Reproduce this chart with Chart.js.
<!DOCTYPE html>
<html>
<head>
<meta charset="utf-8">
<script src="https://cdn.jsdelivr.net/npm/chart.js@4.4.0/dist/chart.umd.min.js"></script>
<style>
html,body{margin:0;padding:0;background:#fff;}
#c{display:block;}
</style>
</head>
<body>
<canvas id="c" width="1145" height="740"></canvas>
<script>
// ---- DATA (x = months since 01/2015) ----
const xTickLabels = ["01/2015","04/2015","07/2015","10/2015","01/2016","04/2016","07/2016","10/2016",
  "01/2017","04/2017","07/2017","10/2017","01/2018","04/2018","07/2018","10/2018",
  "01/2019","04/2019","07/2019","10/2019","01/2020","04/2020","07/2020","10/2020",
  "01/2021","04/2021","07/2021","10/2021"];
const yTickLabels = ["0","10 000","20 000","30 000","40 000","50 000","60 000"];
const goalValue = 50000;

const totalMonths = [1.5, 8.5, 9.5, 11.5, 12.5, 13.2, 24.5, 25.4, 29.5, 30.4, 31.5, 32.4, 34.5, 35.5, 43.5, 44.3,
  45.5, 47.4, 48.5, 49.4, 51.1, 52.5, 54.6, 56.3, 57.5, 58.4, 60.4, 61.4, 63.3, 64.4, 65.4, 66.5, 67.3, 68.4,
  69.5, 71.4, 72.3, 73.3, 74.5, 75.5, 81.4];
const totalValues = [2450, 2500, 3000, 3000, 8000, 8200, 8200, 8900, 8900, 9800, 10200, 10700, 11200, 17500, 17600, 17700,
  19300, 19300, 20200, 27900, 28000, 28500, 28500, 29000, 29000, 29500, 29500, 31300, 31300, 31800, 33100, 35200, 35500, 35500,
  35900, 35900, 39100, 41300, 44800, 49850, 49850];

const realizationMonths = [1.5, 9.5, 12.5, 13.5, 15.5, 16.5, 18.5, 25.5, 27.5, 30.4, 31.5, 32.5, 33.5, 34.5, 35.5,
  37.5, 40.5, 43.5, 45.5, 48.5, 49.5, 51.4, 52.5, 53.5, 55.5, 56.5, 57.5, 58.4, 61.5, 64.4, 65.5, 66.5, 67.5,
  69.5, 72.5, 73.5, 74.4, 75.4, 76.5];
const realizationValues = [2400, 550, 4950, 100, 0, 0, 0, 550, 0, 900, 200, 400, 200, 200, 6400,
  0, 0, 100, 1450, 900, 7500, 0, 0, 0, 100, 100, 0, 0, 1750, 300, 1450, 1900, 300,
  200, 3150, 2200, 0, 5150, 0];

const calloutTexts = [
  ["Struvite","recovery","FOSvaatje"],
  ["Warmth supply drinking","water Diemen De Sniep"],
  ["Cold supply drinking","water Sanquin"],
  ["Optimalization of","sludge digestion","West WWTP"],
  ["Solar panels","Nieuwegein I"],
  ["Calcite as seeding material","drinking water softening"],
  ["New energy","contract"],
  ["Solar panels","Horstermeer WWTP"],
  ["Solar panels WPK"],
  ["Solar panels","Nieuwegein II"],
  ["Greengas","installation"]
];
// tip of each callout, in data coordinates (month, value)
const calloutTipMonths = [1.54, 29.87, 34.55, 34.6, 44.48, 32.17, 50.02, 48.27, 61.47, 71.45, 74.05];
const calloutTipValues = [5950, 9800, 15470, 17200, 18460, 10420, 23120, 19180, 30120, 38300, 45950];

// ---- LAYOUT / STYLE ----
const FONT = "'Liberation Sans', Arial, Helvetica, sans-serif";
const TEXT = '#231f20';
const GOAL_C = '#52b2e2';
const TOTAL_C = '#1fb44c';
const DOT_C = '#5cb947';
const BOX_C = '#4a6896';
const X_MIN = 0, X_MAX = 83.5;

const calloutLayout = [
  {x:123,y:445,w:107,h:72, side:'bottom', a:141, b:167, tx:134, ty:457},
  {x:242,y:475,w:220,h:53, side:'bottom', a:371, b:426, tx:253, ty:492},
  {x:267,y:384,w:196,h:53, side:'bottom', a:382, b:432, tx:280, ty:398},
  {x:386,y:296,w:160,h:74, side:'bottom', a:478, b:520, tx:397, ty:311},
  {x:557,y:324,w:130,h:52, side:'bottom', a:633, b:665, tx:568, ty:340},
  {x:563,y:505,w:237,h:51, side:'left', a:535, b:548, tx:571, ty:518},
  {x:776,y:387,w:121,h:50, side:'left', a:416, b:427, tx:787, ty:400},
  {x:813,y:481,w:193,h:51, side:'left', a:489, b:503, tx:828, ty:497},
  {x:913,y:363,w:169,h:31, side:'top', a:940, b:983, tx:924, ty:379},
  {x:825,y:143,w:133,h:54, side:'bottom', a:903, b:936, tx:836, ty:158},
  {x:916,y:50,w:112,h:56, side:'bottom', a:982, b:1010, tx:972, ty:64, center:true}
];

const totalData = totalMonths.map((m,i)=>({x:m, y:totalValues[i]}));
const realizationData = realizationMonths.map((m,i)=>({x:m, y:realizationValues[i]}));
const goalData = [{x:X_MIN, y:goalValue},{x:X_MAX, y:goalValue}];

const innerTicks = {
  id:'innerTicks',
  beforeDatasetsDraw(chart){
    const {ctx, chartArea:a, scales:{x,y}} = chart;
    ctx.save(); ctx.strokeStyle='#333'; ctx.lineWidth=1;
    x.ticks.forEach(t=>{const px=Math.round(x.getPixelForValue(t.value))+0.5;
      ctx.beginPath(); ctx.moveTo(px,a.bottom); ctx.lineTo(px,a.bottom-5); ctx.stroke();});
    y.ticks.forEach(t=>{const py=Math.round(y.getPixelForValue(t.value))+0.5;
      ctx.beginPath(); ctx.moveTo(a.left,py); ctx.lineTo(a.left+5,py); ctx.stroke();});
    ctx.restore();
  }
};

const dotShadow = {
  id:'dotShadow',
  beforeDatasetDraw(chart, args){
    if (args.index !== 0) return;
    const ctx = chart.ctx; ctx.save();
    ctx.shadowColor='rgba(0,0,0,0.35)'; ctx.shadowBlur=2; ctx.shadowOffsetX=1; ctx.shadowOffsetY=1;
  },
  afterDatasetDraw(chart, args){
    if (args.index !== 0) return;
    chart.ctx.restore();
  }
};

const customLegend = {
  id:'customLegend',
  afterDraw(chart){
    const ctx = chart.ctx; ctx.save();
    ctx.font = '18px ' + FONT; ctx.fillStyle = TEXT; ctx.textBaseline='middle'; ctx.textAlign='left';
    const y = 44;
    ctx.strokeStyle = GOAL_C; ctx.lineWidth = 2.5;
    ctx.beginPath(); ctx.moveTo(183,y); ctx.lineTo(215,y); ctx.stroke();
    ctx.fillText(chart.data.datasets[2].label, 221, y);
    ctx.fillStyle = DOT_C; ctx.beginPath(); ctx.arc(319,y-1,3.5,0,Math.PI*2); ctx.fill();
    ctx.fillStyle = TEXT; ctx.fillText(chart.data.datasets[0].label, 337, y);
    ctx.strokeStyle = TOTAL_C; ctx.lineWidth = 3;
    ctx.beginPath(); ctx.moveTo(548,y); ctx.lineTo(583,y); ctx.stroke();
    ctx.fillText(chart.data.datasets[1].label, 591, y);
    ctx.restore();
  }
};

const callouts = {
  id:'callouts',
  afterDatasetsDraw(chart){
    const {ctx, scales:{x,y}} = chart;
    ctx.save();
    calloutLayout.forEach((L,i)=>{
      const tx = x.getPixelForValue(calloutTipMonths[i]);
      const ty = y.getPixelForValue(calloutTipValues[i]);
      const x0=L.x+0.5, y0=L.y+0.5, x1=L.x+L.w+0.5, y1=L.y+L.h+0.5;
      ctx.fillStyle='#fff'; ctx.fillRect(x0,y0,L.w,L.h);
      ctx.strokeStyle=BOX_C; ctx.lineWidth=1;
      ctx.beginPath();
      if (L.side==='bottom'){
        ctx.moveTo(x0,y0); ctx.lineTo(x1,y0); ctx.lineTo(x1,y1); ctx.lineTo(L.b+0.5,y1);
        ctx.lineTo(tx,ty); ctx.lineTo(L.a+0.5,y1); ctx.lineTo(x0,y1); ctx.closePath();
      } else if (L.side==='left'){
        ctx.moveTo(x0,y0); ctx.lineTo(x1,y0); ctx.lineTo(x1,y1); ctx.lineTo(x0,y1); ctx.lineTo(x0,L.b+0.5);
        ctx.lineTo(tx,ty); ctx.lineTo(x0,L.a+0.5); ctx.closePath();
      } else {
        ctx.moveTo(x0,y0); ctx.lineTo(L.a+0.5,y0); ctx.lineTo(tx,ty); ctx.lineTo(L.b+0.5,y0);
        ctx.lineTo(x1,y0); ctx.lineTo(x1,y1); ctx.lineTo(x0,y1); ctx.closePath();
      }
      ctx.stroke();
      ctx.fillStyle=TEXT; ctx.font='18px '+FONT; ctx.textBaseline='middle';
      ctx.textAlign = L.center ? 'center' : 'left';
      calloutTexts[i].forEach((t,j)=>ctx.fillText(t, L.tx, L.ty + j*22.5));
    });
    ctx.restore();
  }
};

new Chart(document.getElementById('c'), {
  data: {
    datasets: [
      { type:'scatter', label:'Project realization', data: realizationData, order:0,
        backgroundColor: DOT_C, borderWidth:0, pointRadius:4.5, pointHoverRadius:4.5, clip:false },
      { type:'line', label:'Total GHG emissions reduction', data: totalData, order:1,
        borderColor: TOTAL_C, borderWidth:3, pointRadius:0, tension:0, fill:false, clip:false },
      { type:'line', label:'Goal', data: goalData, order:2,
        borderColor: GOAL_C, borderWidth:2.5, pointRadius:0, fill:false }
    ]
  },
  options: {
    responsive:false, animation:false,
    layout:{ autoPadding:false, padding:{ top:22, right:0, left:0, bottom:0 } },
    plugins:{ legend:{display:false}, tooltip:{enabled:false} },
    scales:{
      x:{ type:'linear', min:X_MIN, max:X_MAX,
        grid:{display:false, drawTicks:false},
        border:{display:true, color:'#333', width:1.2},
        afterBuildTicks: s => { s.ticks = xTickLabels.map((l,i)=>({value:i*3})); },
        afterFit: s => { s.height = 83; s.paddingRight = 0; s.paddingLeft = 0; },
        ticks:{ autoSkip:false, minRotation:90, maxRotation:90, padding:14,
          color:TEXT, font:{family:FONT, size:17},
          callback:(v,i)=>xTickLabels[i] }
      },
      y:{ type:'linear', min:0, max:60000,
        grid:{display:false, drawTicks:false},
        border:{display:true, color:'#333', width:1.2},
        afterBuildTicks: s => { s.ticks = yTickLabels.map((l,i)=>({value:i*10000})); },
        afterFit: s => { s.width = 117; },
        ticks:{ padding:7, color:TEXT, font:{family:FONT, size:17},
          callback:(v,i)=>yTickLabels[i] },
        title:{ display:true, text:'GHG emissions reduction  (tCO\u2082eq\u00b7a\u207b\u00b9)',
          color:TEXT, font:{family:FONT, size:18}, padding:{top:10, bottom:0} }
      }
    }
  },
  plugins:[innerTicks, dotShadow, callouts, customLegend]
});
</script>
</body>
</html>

▶ EXERCISE: Reprint the data above from the opening line to the line holding "200, 3150, 2200, 0, 5150, 0];", inclusive, and nothing else.

▶ RESPONSE BELOW:
Reproduce this chart with Chart.js.
<!DOCTYPE html>
<html>
<head>
<meta charset="utf-8">
<script src="https://cdn.jsdelivr.net/npm/chart.js@4.4.0/dist/chart.umd.min.js"></script>
<style>
html,body{margin:0;padding:0;background:#fff;}
#c{display:block;}
</style>
</head>
<body>
<canvas id="c" width="1145" height="740"></canvas>
<script>
// ---- DATA (x = months since 01/2015) ----
const xTickLabels = ["01/2015","04/2015","07/2015","10/2015","01/2016","04/2016","07/2016","10/2016",
  "01/2017","04/2017","07/2017","10/2017","01/2018","04/2018","07/2018","10/2018",
  "01/2019","04/2019","07/2019","10/2019","01/2020","04/2020","07/2020","10/2020",
  "01/2021","04/2021","07/2021","10/2021"];
const yTickLabels = ["0","10 000","20 000","30 000","40 000","50 000","60 000"];
const goalValue = 50000;

const totalMonths = [1.5, 8.5, 9.5, 11.5, 12.5, 13.2, 24.5, 25.4, 29.5, 30.4, 31.5, 32.4, 34.5, 35.5, 43.5, 44.3,
  45.5, 47.4, 48.5, 49.4, 51.1, 52.5, 54.6, 56.3, 57.5, 58.4, 60.4, 61.4, 63.3, 64.4, 65.4, 66.5, 67.3, 68.4,
  69.5, 71.4, 72.3, 73.3, 74.5, 75.5, 81.4];
const totalValues = [2450, 2500, 3000, 3000, 8000, 8200, 8200, 8900, 8900, 9800, 10200, 10700, 11200, 17500, 17600, 17700,
  19300, 19300, 20200, 27900, 28000, 28500, 28500, 29000, 29000, 29500, 29500, 31300, 31300, 31800, 33100, 35200, 35500, 35500,
  35900, 35900, 39100, 41300, 44800, 49850, 49850];

const realizationMonths = [1.5, 9.5, 12.5, 13.5, 15.5, 16.5, 18.5, 25.5, 27.5, 30.4, 31.5, 32.5, 33.5, 34.5, 35.5,
  37.5, 40.5, 43.5, 45.5, 48.5, 49.5, 51.4, 52.5, 53.5, 55.5, 56.5, 57.5, 58.4, 61.5, 64.4, 65.5, 66.5, 67.5,
  69.5, 72.5, 73.5, 74.4, 75.4, 76.5];
const realizationValues = [2400, 550, 4950, 100, 0, 0, 0, 550, 0, 900, 200, 400, 200, 200, 6400,
  0, 0, 100, 1450, 900, 7500, 0, 0, 0, 100, 100, 0, 0, 1750, 300, 1450, 1900, 300,
  200, 3150, 2200, 0, 5150, 0];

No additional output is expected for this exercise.